Beginning the final 10 of our 13 for '13 series is Indonesia, where talented players and passionate fans were overshadowed by the politics of duelling federationsSPECIAL
By Eric Noveanto
Internal conflict within the Football Association of Indonesia (PSSI), parallel competitions, and unpaid player salaries are just a few examples of Indonesian football's 2012; these stains on the country's footballing history prevented the national team from progressing in several international competitions.
One result of the conflict between the country's FIFA-recognized football association (PSSI) and the rival shadow association (KPSI) was a literal carousel of national team managers, beginning with Alfred Riedl's dismissal. He was followed by Wim Rijsbergen, Aji Santoso, and finally Nil Maizal.
Indonesia suffered their most humiliating defeat ever in February when they fell 10-0 to Bahrain in a result that eliminated them from qualifying for the 2014 World Cup. The PSSI's struggles left them seemingly unable to schedule friendlies or call up players affiliated with the KPSI, leading to Indonesia's exit from the AFF Suzuki Cup after an inconsistent performance in the group stage.
Similar problems plagued the Under-21 national team, who failed to end the drought of trophies after losing 2-0 to Brunei in the Hassanal Bolkiah Tournament.
|DOMESTIC LEAGUES AND CUPS
The presence of two associations also led to two professional leagues, as the PSSI's Indonesian Premier League squared off against the KPSI's Indonesian Super League. Two Sumatran clubs captured the league crowns; Semen Padang won the inaugural IPL while Sriwijaya FC Palembang captured the ISL. In the sixth annual Piala Indonesia cup tournament, Persibo Bojonegoro captured the first-ever trophy in their 63-year history.
In the AFC Cup, Arema FC broke through the group stage despite three losses after beating Vietnam's Navibank Saigon and Myanmar's Ayeyawady United on goal difference. They reached the quarter-finals before being eliminated by Al-Ettifaq.
2010-2011 ISL champions Persipura Jayapura earned admission to the 2012 Asian Champions League after a ruling by the Court of Arbitration for Sport, but did not reach the group stage after a 3-0 defeat at the hands of Adelaide United.
Both Semen Padang and Persibo Bojonegoro will participate in next year's AFC Cup after Indonesia was deemed unfit to participate in the ACL.
Youngster Arthur Irawan became the first Indonesian player in the Spanish Segunda Division after his promotion to Espanyol B. His success was followed by Netherlands-based players such as Stefano Lilipaly in Almere City, Tonnie Cussel in GVVV, Jhonny van Beukering in FC Presikhaaf and Raphael Maitimo in VV Capelle, who all solidified their place in their respective teams' line-ups.
Four Indonesian starlets also progressed in Belgium; Alfin Tuasalamony and Yandi Sofyan Munawar began to play on the first teams, while Syamsir Alam and Yericho Christiantoko are still looking for their break-through opportunities.

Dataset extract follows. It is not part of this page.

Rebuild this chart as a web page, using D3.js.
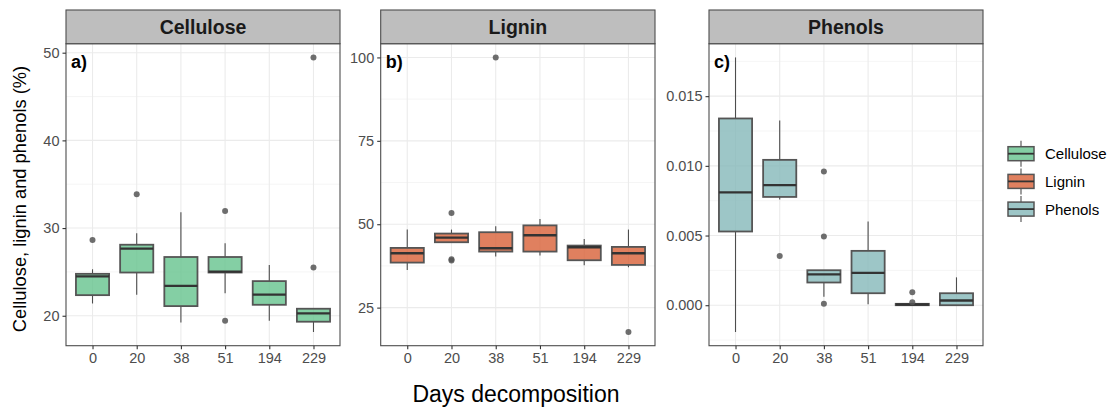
<!DOCTYPE html>
<html><head><meta charset="utf-8">
<script src="https://cdn.jsdelivr.net/npm/d3@7"></script>
<style>body{margin:0;background:#fff}svg{display:block;font-family:"Liberation Sans",Arial,sans-serif}</style>
</head><body><svg id="c" width="1114" height="408"></svg>
<script>
const days = ["0","20","38","51","194","229"];
const seriesNames = ["Cellulose","Lignin","Phenols"];
const panelLabels = ["a)","b)","c)"];
// five-number summaries per day: [lower whisker, q1, median, q3, upper whisker]
const celluloseStats = [
  [21.4,22.35,24.5,24.78,25.3],
  [22.4,24.93,27.66,28.1,29.4],
  [19.24,21.1,23.4,26.7,31.8],
  [22.58,24.93,25.04,26.7,28.27],
  [19.43,21.25,22.42,23.95,25.8],
  [18.15,19.32,20.26,20.8,20.8]
];
const celluloseOutliers = [[28.65],[33.85],[],[31.95,19.43],[],[25.5,49.46]];
const ligninStats = [
  [36.3,38.5,41.3,42.9,48.4],
  [44.6,44.6,46.0,47.2,48.4],
  [40.3,41.8,42.8,47.6,49.4],
  [40.6,41.8,46.7,49.65,51.55],
  [37.7,39.2,43.1,43.6,45.6],
  [37.1,37.8,41.3,43.2,48.4]
];
const ligninOutliers = [[],[53.35,39.1,39.5],[100],[],[],[17.7]];
const phenolsStats = [
  [-0.00192,0.00529,0.00809,0.0134,0.01778],
  [0.00758,0.00777,0.00861,0.01043,0.01325],
  [0.0006,0.00163,0.00222,0.00251,0.00251],
  [0.00007,0.00086,0.00232,0.0039,0.006],
  [0.0,0.0,0.00005,0.0001,0.0001],
  [0.0,0.0,0.00034,0.00086,0.002]
];
const phenolsOutliers = [[],[0.00354],[0.0096,0.00493,0.0001],[],[0.00093,0.00022],[]];
const celluloseTicks = [20,30,40,50];
const ligninTicks = [25,50,75,100];
const phenolsTicks = [0,0.005,0.010,0.015];
const celluloseMinor = [25,35,45];
const ligninMinor = [37.5,62.5,87.5];
const phenolsMinor = [-0.0025,0.0025,0.0075,0.0125,0.0175];

const fills = ["#65c38d","#d86037","#85b8b9"];
const panels = [
  {stats:celluloseStats,out:celluloseOutliers,ticks:celluloseTicks,minor:celluloseMinor,fmt:d3.format("d"),x0:66,x1:340},
  {stats:ligninStats,out:ligninOutliers,ticks:ligninTicks,minor:ligninMinor,fmt:d3.format("d"),x0:380.7,x1:655},
  {stats:phenolsStats,out:phenolsOutliers,ticks:phenolsTicks,minor:phenolsMinor,fmt:d3.format(".3f"),x0:709,x1:983}
];
const stripTop=10, stripBot=43.7, panBot=345.7;
const svg = d3.select("#c");

panels.forEach((p,i)=>{
  const all = p.stats.flat().concat(p.out.flat());
  const lo=d3.min(all), hi=d3.max(all), ex=(hi-lo)*0.05;
  const y = d3.scaleLinear().domain([lo-ex,hi+ex]).range([panBot,stripBot]);
  const w=p.x1-p.x0, unit=w/6.2;
  const x = d3.scalePoint().domain(days).range([p.x0+0.6*unit,p.x1-0.6*unit]);
  const g = svg.append("g");
  // grid
  g.selectAll(".mn").data(p.minor.filter(v=>v>y.domain()[0]&&v<y.domain()[1])).join("line")
    .attr("x1",p.x0).attr("x2",p.x1).attr("y1",d=>y(d)).attr("y2",d=>y(d)).attr("stroke","#f2f2f2").attr("stroke-width",0.8);
  g.selectAll(".mj").data(p.ticks).join("line")
    .attr("x1",p.x0).attr("x2",p.x1).attr("y1",d=>y(d)).attr("y2",d=>y(d)).attr("stroke","#ebebeb").attr("stroke-width",1.1);
  g.selectAll(".vx").data(days).join("line")
    .attr("x1",d=>x(d)).attr("x2",d=>x(d)).attr("y1",stripBot).attr("y2",panBot).attr("stroke","#ebebeb").attr("stroke-width",1.1);
  const bw = unit*0.75;
  days.forEach((d,j)=>{
    const s=p.stats[j], cx=x(d);
    g.append("line").attr("x1",cx).attr("x2",cx).attr("y1",y(s[0])).attr("y2",y(s[1])).attr("stroke","#4d4d4d").attr("stroke-width",1.1);
    g.append("line").attr("x1",cx).attr("x2",cx).attr("y1",y(s[3])).attr("y2",y(s[4])).attr("stroke","#4d4d4d").attr("stroke-width",1.1);
    g.append("rect").attr("x",cx-bw/2).attr("width",bw).attr("y",y(s[3])).attr("height",Math.max(0.01,y(s[1])-y(s[3])))
      .attr("fill",fills[i]).attr("fill-opacity",0.8).attr("stroke","#555").attr("stroke-width",1.8);
    g.append("line").attr("x1",cx-bw/2).attr("x2",cx+bw/2).attr("y1",y(s[2])).attr("y2",y(s[2])).attr("stroke","#333").attr("stroke-width",2.3);
    g.selectAll(null).data(p.out[j]).join("circle").attr("cx",cx).attr("cy",v=>y(v)).attr("r",3).attr("fill","#555").attr("fill-opacity",0.85);
  });
  // panel border
  g.append("rect").attr("x",p.x0).attr("y",stripBot).attr("width",w).attr("height",panBot-stripBot).attr("fill","none").attr("stroke","#4d4d4d").attr("stroke-width",1.1);
  // strip
  g.append("rect").attr("x",p.x0).attr("y",stripTop).attr("width",w).attr("height",stripBot-stripTop).attr("fill","#bebebe").attr("stroke","#4d4d4d").attr("stroke-width",1.1);
  g.append("text").attr("x",(p.x0+p.x1)/2).attr("y",(stripTop+stripBot)/2+7).attr("text-anchor","middle")
    .attr("font-size",19.5).attr("font-weight","bold").attr("fill","#1a1a1a").text(seriesNames[i]);
  g.append("text").attr("x",p.x0+5).attr("y",stripBot+24).attr("font-size",18).attr("font-weight","bold").attr("fill","#000").text(panelLabels[i]);
  // axes
  const ya = g.append("g").attr("transform",`translate(${p.x0},0)`).call(d3.axisLeft(y).tickValues(p.ticks).tickFormat(p.fmt).tickSize(3.5).tickPadding(3));
  const xa = g.append("g").attr("transform",`translate(0,${panBot})`).call(d3.axisBottom(x).tickSize(3.5).tickPadding(4));
  [ya,xa].forEach(a=>{a.select(".domain").remove();a.selectAll(".tick line").attr("stroke","#333").attr("stroke-width",1.1);
    a.selectAll("text").attr("fill","#4d4d4d").attr("font-size",14.5).attr("font-family","Liberation Sans, Arial, sans-serif");});
});

svg.append("text").attr("transform","translate(26,199) rotate(-90)").attr("text-anchor","middle").attr("font-size",18.3).attr("fill","#000").text("Cellulose, lignin and phenols (%)");
svg.append("text").attr("x",516).attr("y",402).attr("text-anchor","middle").attr("font-size",23).attr("fill","#000").text("Days decomposition");

// legend
const lg = svg.append("g");
seriesNames.forEach((n,i)=>{
  const cy = 153.7 + i*27.7, cx=1021;
  lg.append("line").attr("x1",cx).attr("x2",cx).attr("y1",cy-13).attr("y2",cy+13).attr("stroke","#4d4d4d").attr("stroke-width",1.1);
  lg.append("rect").attr("x",1008).attr("y",cy-7).attr("width",26).attr("height",14).attr("fill","#fff");
  lg.append("rect").attr("x",1008).attr("y",cy-7).attr("width",26).attr("height",14).attr("fill",fills[i]).attr("fill-opacity",0.8).attr("stroke","#555").attr("stroke-width",1.5);
  lg.append("line").attr("x1",1008).attr("x2",1034).attr("y1",cy).attr("y2",cy).attr("stroke","#333").attr("stroke-width",1.8);
  lg.append("text").attr("x",1045).attr("y",cy+5.5).attr("font-size",15).attr("fill","#000").text(n);
});
</script></body></html>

|PLAYER OF THE YEAR | Bambang Pamungkas, Persija Jakarta and Indonesia National Team
Following his dramatic retirement in 2011 as a result of strife within the PSSI, the country's most-capped player and top goal-scorer chose to return to Merah Putih for the AFF Suzuki Cup. Bambang wasn't successful in advancing Indonesia to the semi-finals but his presence still boosted the morale of a young and experienced side.
He also had a great season with the ISL's Persija Jakarta, scoring 16 goals in 33 appearances while leading his club to a fifth-place finish.
|MOMENT OF THE YEAR | After AFFSC disgrace, a 'Christmas present' from FIFA
While it's arguable that their poor showing at the AFF Suzuki Cup was emblematic of Indonesia's year, the mid-December decision by FIFA's Executive Committee to postpone a suspension of the country's footballing status was all too representative of the problems that continue to plague the sport.
But after olive branches extended and withdrawn, Memorandums of Understanding written and rescinded, fan protests and frustrated players, the three-month grace period is yet another symbol of the damage Indonesia's grass-roots football has sustained. While a suspension from international competition might have forced all involved to once again make a serious effort at the bargaining table, instead the country's fans, players, and clubs will be left in limbo until at least March.
|WISHES FOR HONG KONG FOOTBALL IN 2013
It speaks to Indonesia's passion for football that the country somehow supported two first divisions in 2012, but there isn't a soul in the country that would shed tears of regret upon a return to one top flight in 2013.